→ SET TASK: Repeat the data word for word. Do not include the pictures.
** BEGIN DATA PROVIDED **
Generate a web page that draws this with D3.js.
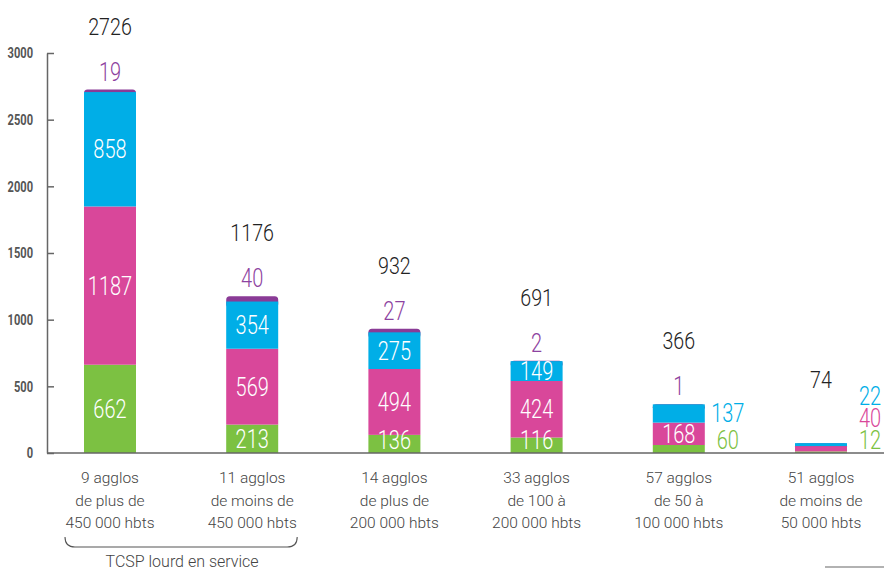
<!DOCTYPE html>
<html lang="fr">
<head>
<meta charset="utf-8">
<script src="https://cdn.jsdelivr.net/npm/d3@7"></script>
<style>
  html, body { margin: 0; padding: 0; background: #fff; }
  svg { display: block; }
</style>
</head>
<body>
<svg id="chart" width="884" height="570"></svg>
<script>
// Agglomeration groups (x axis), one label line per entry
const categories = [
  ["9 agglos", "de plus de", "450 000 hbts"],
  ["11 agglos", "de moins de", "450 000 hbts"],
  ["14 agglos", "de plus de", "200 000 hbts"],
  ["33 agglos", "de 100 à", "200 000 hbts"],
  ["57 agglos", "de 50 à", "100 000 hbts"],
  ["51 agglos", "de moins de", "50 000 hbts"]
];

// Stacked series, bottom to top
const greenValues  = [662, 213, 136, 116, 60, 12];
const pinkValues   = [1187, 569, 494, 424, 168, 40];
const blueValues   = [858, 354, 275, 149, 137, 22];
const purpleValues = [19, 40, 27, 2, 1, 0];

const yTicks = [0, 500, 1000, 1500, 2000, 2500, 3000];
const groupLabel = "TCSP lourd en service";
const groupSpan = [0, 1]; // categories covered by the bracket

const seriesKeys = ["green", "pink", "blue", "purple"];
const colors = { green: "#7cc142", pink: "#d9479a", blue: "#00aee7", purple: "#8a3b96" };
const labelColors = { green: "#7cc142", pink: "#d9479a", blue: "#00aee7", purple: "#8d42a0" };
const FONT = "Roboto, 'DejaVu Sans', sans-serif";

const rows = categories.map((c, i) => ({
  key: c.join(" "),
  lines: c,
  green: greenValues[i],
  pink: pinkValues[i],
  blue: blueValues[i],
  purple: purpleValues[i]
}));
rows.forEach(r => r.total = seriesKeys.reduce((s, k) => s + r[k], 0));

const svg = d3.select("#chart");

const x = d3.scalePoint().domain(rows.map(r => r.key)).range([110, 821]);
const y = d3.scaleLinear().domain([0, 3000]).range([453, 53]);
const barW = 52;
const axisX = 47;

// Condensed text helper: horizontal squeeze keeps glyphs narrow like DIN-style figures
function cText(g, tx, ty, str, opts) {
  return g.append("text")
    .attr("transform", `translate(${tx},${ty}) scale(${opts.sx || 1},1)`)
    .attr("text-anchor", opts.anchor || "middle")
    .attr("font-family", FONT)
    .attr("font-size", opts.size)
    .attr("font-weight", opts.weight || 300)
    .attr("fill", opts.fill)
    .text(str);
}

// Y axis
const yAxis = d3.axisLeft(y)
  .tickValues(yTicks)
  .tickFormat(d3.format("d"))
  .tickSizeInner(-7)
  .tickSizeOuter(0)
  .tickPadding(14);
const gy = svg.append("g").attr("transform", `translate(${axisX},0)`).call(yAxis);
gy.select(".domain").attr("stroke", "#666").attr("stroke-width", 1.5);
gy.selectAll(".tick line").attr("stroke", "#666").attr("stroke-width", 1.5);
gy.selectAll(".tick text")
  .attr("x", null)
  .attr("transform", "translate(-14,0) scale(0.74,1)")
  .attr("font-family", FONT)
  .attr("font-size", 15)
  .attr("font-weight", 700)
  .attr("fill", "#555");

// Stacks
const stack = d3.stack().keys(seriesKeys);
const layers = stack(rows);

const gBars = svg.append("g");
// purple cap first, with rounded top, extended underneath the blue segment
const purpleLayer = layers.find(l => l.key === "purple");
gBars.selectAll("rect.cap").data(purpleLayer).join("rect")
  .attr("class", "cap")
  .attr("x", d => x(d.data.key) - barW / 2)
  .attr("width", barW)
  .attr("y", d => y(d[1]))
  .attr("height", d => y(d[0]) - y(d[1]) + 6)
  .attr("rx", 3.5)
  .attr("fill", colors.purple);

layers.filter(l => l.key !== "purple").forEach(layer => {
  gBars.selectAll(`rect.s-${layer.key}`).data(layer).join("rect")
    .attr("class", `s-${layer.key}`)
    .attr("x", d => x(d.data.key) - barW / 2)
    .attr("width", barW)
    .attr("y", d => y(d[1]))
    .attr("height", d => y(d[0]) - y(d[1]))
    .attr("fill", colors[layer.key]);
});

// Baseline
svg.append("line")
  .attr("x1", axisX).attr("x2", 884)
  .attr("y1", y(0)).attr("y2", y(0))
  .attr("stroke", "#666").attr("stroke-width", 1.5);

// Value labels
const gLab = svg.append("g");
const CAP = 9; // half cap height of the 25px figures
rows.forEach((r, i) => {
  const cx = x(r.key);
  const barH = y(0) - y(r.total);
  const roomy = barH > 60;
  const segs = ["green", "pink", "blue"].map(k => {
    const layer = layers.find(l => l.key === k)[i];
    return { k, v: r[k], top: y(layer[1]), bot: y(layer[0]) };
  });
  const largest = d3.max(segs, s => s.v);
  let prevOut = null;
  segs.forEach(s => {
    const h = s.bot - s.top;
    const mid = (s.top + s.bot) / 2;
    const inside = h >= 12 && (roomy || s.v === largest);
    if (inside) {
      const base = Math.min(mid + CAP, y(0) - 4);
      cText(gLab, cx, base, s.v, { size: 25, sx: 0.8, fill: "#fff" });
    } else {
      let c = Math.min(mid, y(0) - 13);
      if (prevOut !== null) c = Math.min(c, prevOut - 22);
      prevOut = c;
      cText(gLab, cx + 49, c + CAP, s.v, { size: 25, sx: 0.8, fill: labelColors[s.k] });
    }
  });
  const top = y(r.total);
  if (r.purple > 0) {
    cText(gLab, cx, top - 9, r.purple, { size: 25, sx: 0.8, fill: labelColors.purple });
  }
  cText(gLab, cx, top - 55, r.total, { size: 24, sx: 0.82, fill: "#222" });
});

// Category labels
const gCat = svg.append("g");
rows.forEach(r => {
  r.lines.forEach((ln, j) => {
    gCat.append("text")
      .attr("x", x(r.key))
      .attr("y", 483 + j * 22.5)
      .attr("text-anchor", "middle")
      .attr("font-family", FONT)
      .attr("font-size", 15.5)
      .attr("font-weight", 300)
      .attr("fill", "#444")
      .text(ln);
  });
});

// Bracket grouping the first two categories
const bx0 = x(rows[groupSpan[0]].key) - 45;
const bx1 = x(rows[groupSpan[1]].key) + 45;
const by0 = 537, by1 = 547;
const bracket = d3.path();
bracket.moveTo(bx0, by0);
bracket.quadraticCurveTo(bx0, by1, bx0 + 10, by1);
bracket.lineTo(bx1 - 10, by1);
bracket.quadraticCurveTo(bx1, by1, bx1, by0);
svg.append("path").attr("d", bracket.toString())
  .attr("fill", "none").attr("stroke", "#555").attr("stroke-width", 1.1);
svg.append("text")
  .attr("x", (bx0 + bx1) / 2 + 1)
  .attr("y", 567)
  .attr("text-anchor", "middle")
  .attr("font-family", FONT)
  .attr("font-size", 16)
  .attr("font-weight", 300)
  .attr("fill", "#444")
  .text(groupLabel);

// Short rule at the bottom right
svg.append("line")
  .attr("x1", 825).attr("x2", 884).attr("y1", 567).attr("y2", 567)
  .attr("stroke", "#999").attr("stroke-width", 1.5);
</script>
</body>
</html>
** END DATA PROVIDED **
→ EXERCISE RESPONSE:
Generate a web page that draws this with D3.js.
<!DOCTYPE html>
<html lang="fr">
<head>
<meta charset="utf-8">
<script src="https://cdn.jsdelivr.net/npm/d3@7"></script>
<style>
  html, body { margin: 0; padding: 0; background: #fff; }
  svg { display: block; }
</style>
</head>
<body>
<svg id="chart" width="884" height="570"></svg>
<script>
// Agglomeration groups (x axis), one label line per entry
const categories = [
  ["9 agglos", "de plus de", "450 000 hbts"],
  ["11 agglos", "de moins de", "450 000 hbts"],
  ["14 agglos", "de plus de", "200 000 hbts"],
  ["33 agglos", "de 100 à", "200 000 hbts"],
  ["57 agglos", "de 50 à", "100 000 hbts"],
  ["51 agglos", "de moins de", "50 000 hbts"]
];

// Stacked series, bottom to top
const greenValues  = [662, 213, 136, 116, 60, 12];
const pinkValues   = [1187, 569, 494, 424, 168, 40];
const blueValues   = [858, 354, 275, 149, 137, 22];
const purpleValues = [19, 40, 27, 2, 1, 0];

const yTicks = [0, 500, 1000, 1500, 2000, 2500, 3000];
const groupLabel = "TCSP lourd en service";
const groupSpan = [0, 1]; // categories covered by the bracket

const seriesKeys = ["green", "pink", "blue", "purple"];
const colors = { green: "#7cc142", pink: "#d9479a", blue: "#00aee7", purple: "#8a3b96" };
const labelColors = { green: "#7cc142", pink: "#d9479a", blue: "#00aee7", purple: "#8d42a0" };
const FONT = "Roboto, 'DejaVu Sans', sans-serif";

const rows = categories.map((c, i) => ({
  key: c.join(" "),
  lines: c,
  green: greenValues[i],
  pink: pinkValues[i],
  blue: blueValues[i],
  purple: purpleValues[i]
}));
rows.forEach(r => r.total = seriesKeys.reduce((s, k) => s + r[k], 0));

const svg = d3.select("#chart");

const x = d3.scalePoint().domain(rows.map(r => r.key)).range([110, 821]);
const y = d3.scaleLinear().domain([0, 3000]).range([453, 53]);
const barW = 52;
const axisX = 47;

// Condensed text helper: horizontal squeeze keeps glyphs narrow like DIN-style figures
function cText(g, tx, ty, str, opts) {
  return g.append("text")
    .attr("transform", `translate(${tx},${ty}) scale(${opts.sx || 1},1)`)
    .attr("text-anchor", opts.anchor || "middle")
    .attr("font-family", FONT)
    .attr("font-size", opts.size)
    .attr("font-weight", opts.weight || 300)
    .attr("fill", opts.fill)
    .text(str);
}

// Y axis
const yAxis = d3.axisLeft(y)
  .tickValues(yTicks)
  .tickFormat(d3.format("d"))
  .tickSizeInner(-7)
  .tickSizeOuter(0)
  .tickPadding(14);
const gy = svg.append("g").attr("transform", `translate(${axisX},0)`).call(yAxis);
gy.select(".domain").attr("stroke", "#666").attr("stroke-width", 1.5);
gy.selectAll(".tick line").attr("stroke", "#666").attr("stroke-width", 1.5);
gy.selectAll(".tick text")
  .attr("x", null)
  .attr("transform", "translate(-14,0) scale(0.74,1)")
  .attr("font-family", FONT)
  .attr("font-size", 15)
  .attr("font-weight", 700)
  .attr("fill", "#555");

// Stacks
const stack = d3.stack().keys(seriesKeys);
const layers = stack(rows);

const gBars = svg.append("g");
// purple cap first, with rounded top, extended underneath the blue segment
const purpleLayer = layers.find(l => l.key === "purple");
gBars.selectAll("rect.cap").data(purpleLayer).join("rect")
  .attr("class", "cap")
  .attr("x", d => x(d.data.key) - barW / 2)
  .attr("width", barW)
  .attr("y", d => y(d[1]))
  .attr("height", d => y(d[0]) - y(d[1]) + 6)
  .attr("rx", 3.5)
  .attr("fill", colors.purple);

layers.filter(l => l.key !== "purple").forEach(layer => {
  gBars.selectAll(`rect.s-${layer.key}`).data(layer).join("rect")
    .attr("class", `s-${layer.key}`)
    .attr("x", d => x(d.data.key) - barW / 2)
    .attr("width", barW)
    .attr("y", d => y(d[1]))
    .attr("height", d => y(d[0]) - y(d[1]))
    .attr("fill", colors[layer.key]);
});

// Baseline
svg.append("line")
  .attr("x1", axisX).attr("x2", 884)
  .attr("y1", y(0)).attr("y2", y(0))
  .attr("stroke", "#666").attr("stroke-width", 1.5);

// Value labels
const gLab = svg.append("g");
const CAP = 9; // half cap height of the 25px figures
rows.forEach((r, i) => {
  const cx = x(r.key);
  const barH = y(0) - y(r.total);
  const roomy = barH > 60;
  const segs = ["green", "pink", "blue"].map(k => {
    const layer = layers.find(l => l.key === k)[i];
    return { k, v: r[k], top: y(layer[1]), bot: y(layer[0]) };
  });
  const largest = d3.max(segs, s => s.v);
  let prevOut = null;
  segs.forEach(s => {
    const h = s.bot - s.top;
    const mid = (s.top + s.bot) / 2;
    const inside = h >= 12 && (roomy || s.v === largest);
    if (inside) {
      const base = Math.min(mid + CAP, y(0) - 4);
      cText(gLab, cx, base, s.v, { size: 25, sx: 0.8, fill: "#fff" });
    } else {
      let c = Math.min(mid, y(0) - 13);
      if (prevOut !== null) c = Math.min(c, prevOut - 22);
      prevOut = c;
      cText(gLab, cx + 49, c + CAP, s.v, { size: 25, sx: 0.8, fill: labelColors[s.k] });
    }
  });
  const top = y(r.total);
  if (r.purple > 0) {
    cText(gLab, cx, top - 9, r.purple, { size: 25, sx: 0.8, fill: labelColors.purple });
  }
  cText(gLab, cx, top - 55, r.total, { size: 24, sx: 0.82, fill: "#222" });
});

// Category labels
const gCat = svg.append("g");
rows.forEach(r => {
  r.lines.forEach((ln, j) => {
    gCat.append("text")
      .attr("x", x(r.key))
      .attr("y", 483 + j * 22.5)
      .attr("text-anchor", "middle")
      .attr("font-family", FONT)
      .attr("font-size", 15.5)
      .attr("font-weight", 300)
      .attr("fill", "#444")
      .text(ln);
  });
});

// Bracket grouping the first two categories
const bx0 = x(rows[groupSpan[0]].key) - 45;
const bx1 = x(rows[groupSpan[1]].key) + 45;
const by0 = 537, by1 = 547;
const bracket = d3.path();
bracket.moveTo(bx0, by0);
bracket.quadraticCurveTo(bx0, by1, bx0 + 10, by1);
bracket.lineTo(bx1 - 10, by1);
bracket.quadraticCurveTo(bx1, by1, bx1, by0);
svg.append("path").attr("d", bracket.toString())
  .attr("fill", "none").attr("stroke", "#555").attr("stroke-width", 1.1);
svg.append("text")
  .attr("x", (bx0 + bx1) / 2 + 1)
  .attr("y", 567)
  .attr("text-anchor", "middle")
  .attr("font-family", FONT)
  .attr("font-size", 16)
  .attr("font-weight", 300)
  .attr("fill", "#444")
  .text(groupLabel);

// Short rule at the bottom right
svg.append("line")
  .attr("x1", 825).attr("x2", 884).attr("y1", 567).attr("y2", 567)
  .attr("stroke", "#999").attr("stroke-width", 1.5);
</script>
</body>
</html>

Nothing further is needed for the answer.